I would like to import-all tables with parallelism from a schema in Mysql. Few tables in schema have primary key and few not. If we set no of mappers(--m>1) tables with no primary key gets failed.
how can we import-all tables with parallelism ?
If you have integer column, not a PK, evenly distributed, you can use it as a split-by, skip all I have written here and read this: Sqoop import : composite primary key and textual primary key
If you have some column combination which can deterministically define the order of rows (composite PK candidate), you can use row_number, see https://stackoverflow.com/a/67910296/2700344
Can non-deterministic row_number be used? sqoop will calculate query to determine min and max to get ranges, then the same query will be executed in in different mappers with filters to get range and if row_number is not deterministic - then the same row may appear in different ranges, so, the answer is No, it should be deterministic.

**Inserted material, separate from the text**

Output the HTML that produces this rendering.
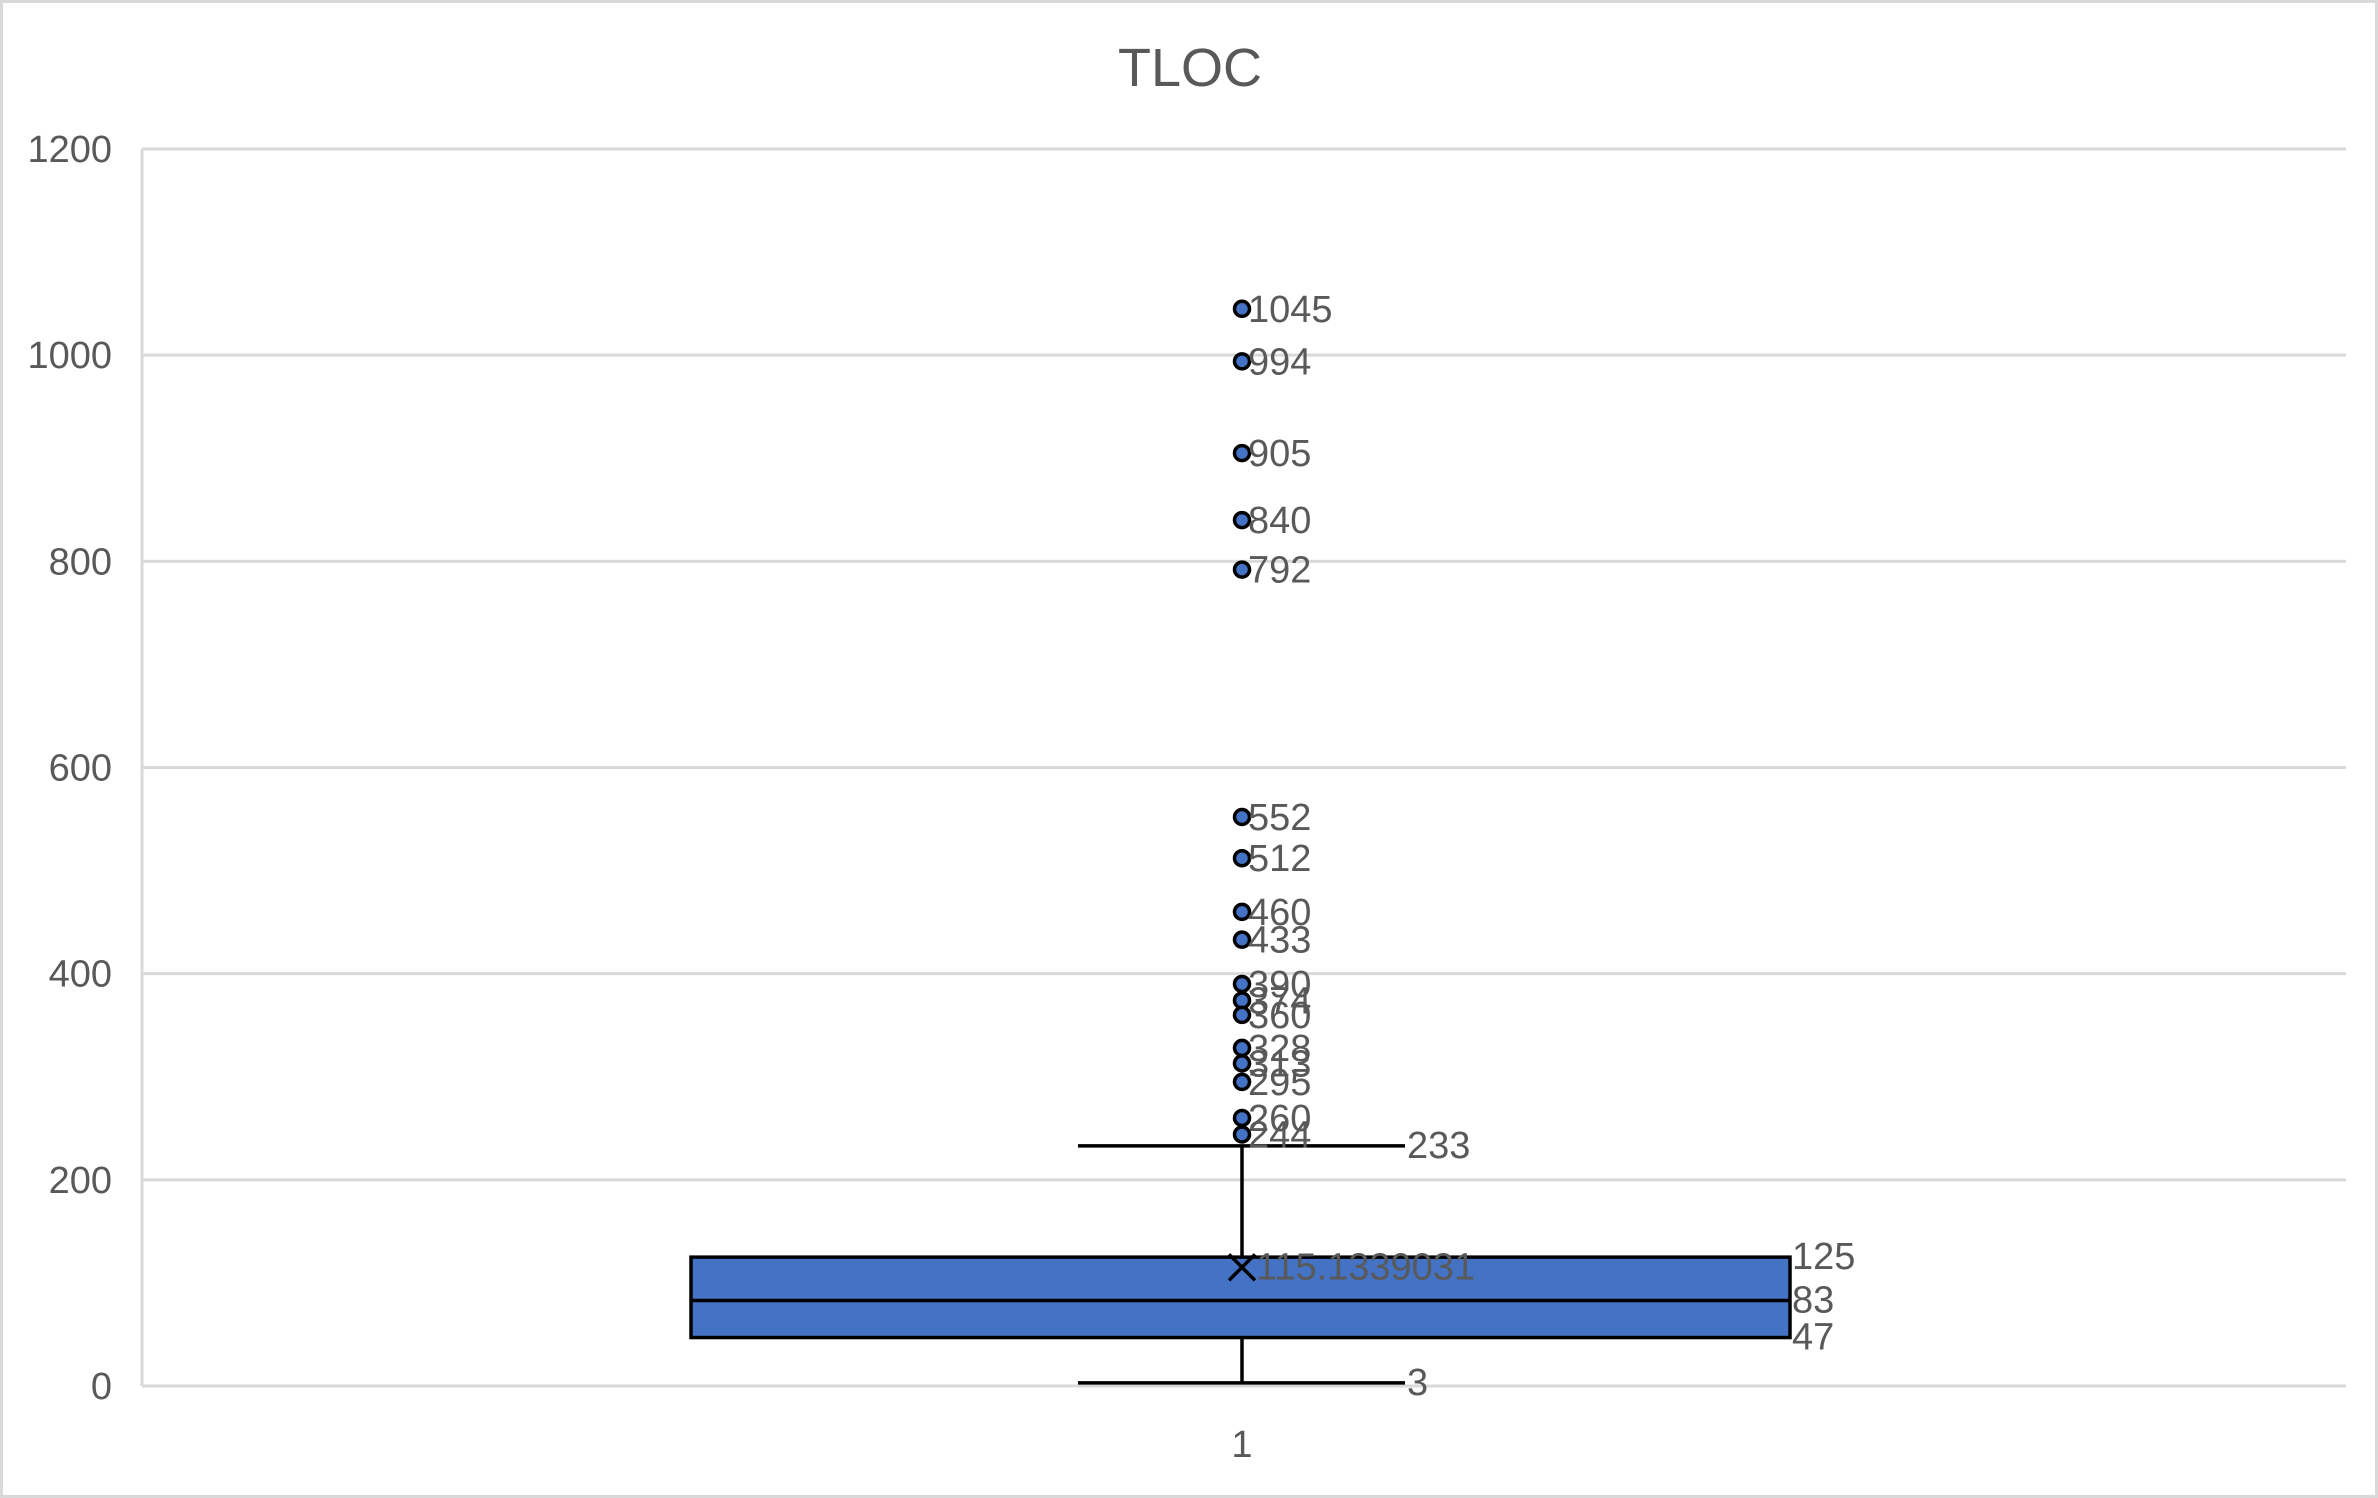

If you do not have such composite key then, probably you can use some other means like rowid
in Oracle for the same purpose (only if the table is static in the scope of your import job, because ROWID can change for example if some rows deleted and re-inserted, table reloaded). If it is MySQL, then unfortunately, you have no such column. The only solution is to add autoincrement sequence surrogate primary key to your table and populate it.
I agree completely with the answer of @leftjoin on PK.
There is another way to achieve parallelism and you can use for an RDBMS.
You can use --split-by <<column>> -m no_of_mappers
.
This tells sqoop which column to use to create the splits while importing the data into hdfs. This need not to be unique and can be any column on which data is somewhat evenly distributed like org_id or department_id (INT). Sqoop will fire MAX(col) and MIN(COL) and then split data based on these values. Then split source data per mapper to import. You can understand this can take few more minutes if table size is huge to calculate max and min.
Example, For, a 1000 row table, --split-by dept_id -m 4
.
Lets say, we have 6 departments, sqoop will split the data into 4 parts - dept1,dept2 and 3, dept 4, dept 5 and 6. Pls note : This just an example actual distribution can be different.